IV. Representation of Arab-Palestinian in the Legal Department of the Knesset.
The Clinic wrote to the legal advisor of the Knesset (November 2017 and December 2017) urging him to ensure representation of Arab-Palestinian interns in the legal department of the Knesset.
V. Further issues:
a. Loyalty and the “freedom to finance” in culture: The Clinic provided a legal advice to Adalah in the representation of Al-Meidan theater in Haifa, in both an Administrative Petition and a petition to the HCJ concerning public finance of the theater. The Clinic also prepared an opinion paper concerning the constitutionality of a law that grants the Minister of Culture the authority to refuse public funding on the grounds that the content of a show or play shows disloyalty to the state.
b. Names of streets: Following a case in the town of Jatt, in which the Minister of Interior ordered the mayor to remove the name of a street: Yasser Arafat. The Clinic wrote a policy paper to the Minister of Interior, the legal advisor of the Ministry and to the Attorney General concerning the authority to name streets and its limitations.
c. Political Viewpoint Discrimination: The clinic assisted in the representation of an editor of a local newspaper that was fired allegedly due to his political opinions (Fish-Ben Ari-Saban Law Firm represented the case pro-bono). The editor initiated an article in the newspaper concerning the death of a Bedouine citizen during Operation “Protective Edge”. The Regional Labor Court dismissed the editor’s lawsuit, and in May this year the High Labor Court dismissed the appeal.
d. Notary Translation of Documents in Public Housing: The Clinic wrote to Public Housing companies (including Amidar) arguing that their requirement for Notary translation of forms and documents from Arabic to Hebrew is discriminatory and places an undue burden on residents. Following the letter Amidar changed its policy.

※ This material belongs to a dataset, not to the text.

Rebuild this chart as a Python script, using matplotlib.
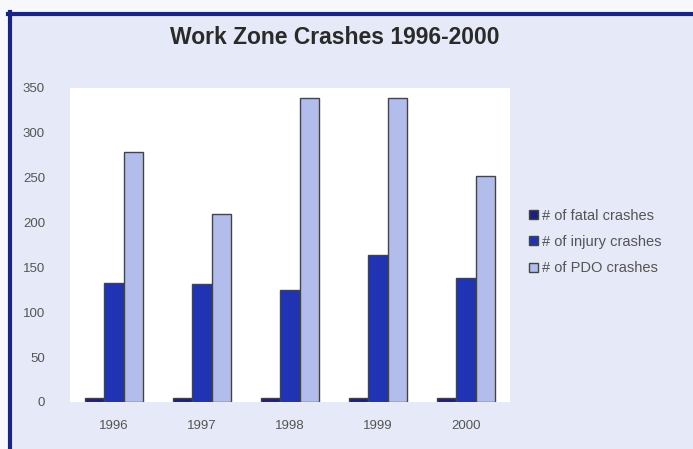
import numpy as np
import matplotlib
matplotlib.use("Agg")
import matplotlib.pyplot as plt
from matplotlib.patches import Rectangle
from matplotlib.lines import Line2D

plt.rcParams['font.family'] = ['Liberation Sans', 'DejaVu Sans']

years = ['1996', '1997', '1998', '1999', '2000']
fatal = [5, 5, 4, 4, 5]
injury = [133, 132, 125, 164, 138]
pdo = [279, 209, 339, 339, 252]
series_names = ['# of fatal crashes', '# of injury crashes', '# of PDO crashes']
colors = ['#1c1f7c', '#1f33b3', '#b3bdec']

fig = plt.figure(figsize=(6.93, 4.49), dpi=100)
fig.patch.set_facecolor('#f7f8fc')

# lavender panel with dark blue border on top and left
fig.add_artist(Rectangle((11 / 693, 0), 1, 1 - 14 / 449, transform=fig.transFigure,
                         facecolor='#e6e9f7', edgecolor='none', zorder=0))
fig.add_artist(Line2D([9.5 / 693, 9.5 / 693], [0, 1 - 12 / 449], transform=fig.transFigure,
                      color='#1a2380', lw=3))
fig.add_artist(Line2D([8 / 693, 1], [1 - 13.5 / 449, 1 - 13.5 / 449], transform=fig.transFigure,
                      color='#1a2380', lw=3))

ax = fig.add_axes([70 / 693, 1 - 402 / 449, 440 / 693, 314 / 449])
ax.set_facecolor('white')

x = np.arange(len(years))
w = 0.22
for i, (vals, c) in enumerate(zip([fatal, injury, pdo], colors)):
    ax.bar(x + (i - 1) * w, vals, w, color=c, edgecolor='#444444', linewidth=1.0,
           label=series_names[i], zorder=3)

ax.set_xlim(-0.5, len(years) - 0.5)
ax.set_ylim(0, 350)
ax.set_yticks(range(0, 351, 50))
ax.set_xticks(x)
ax.set_xticklabels(years)
ax.tick_params(axis='both', length=0, labelsize=9.5, colors='#555555')
ax.tick_params(axis='y', pad=18)
ax.tick_params(axis='x', pad=13)
for s in ax.spines.values():
    s.set_visible(False)

fig.text(335 / 693, 1 - 37 / 449, 'Work Zone Crashes 1996-2000', ha='center', va='center',
         fontsize=16.5, fontweight='bold', color='#2a2a2a')

fig.legend(loc='center left', bbox_to_anchor=(516 / 693, 1 - 242 / 449), frameon=False,
           fontsize=10.5, handlelength=0.6, handleheight=0.6, handletextpad=0.3,
           labelspacing=0.85, labelcolor='#555555')

fig.savefig('out.png', dpi=100, facecolor=fig.get_facecolor())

Clinical Director: Adv. Sharon Ringer
Academic supervisor: Dr. Rabeea Assy
The Public Defender Clinic operates in cooperation with the Haifa office of Israel Public Defender. The law students team with public defenders and assist them in representing suspects and defendants in all criminal procedures. The students meet with clients of the Public defenders, many of them from marginalized communities, disabled, and poor. The students of the clinic become a part of the larger social mission of creating access to justice to all people thus promoting social justice. The Clinic begins operating in the Spring semester every year. The Clinic beginning this spring consisted of 15 students.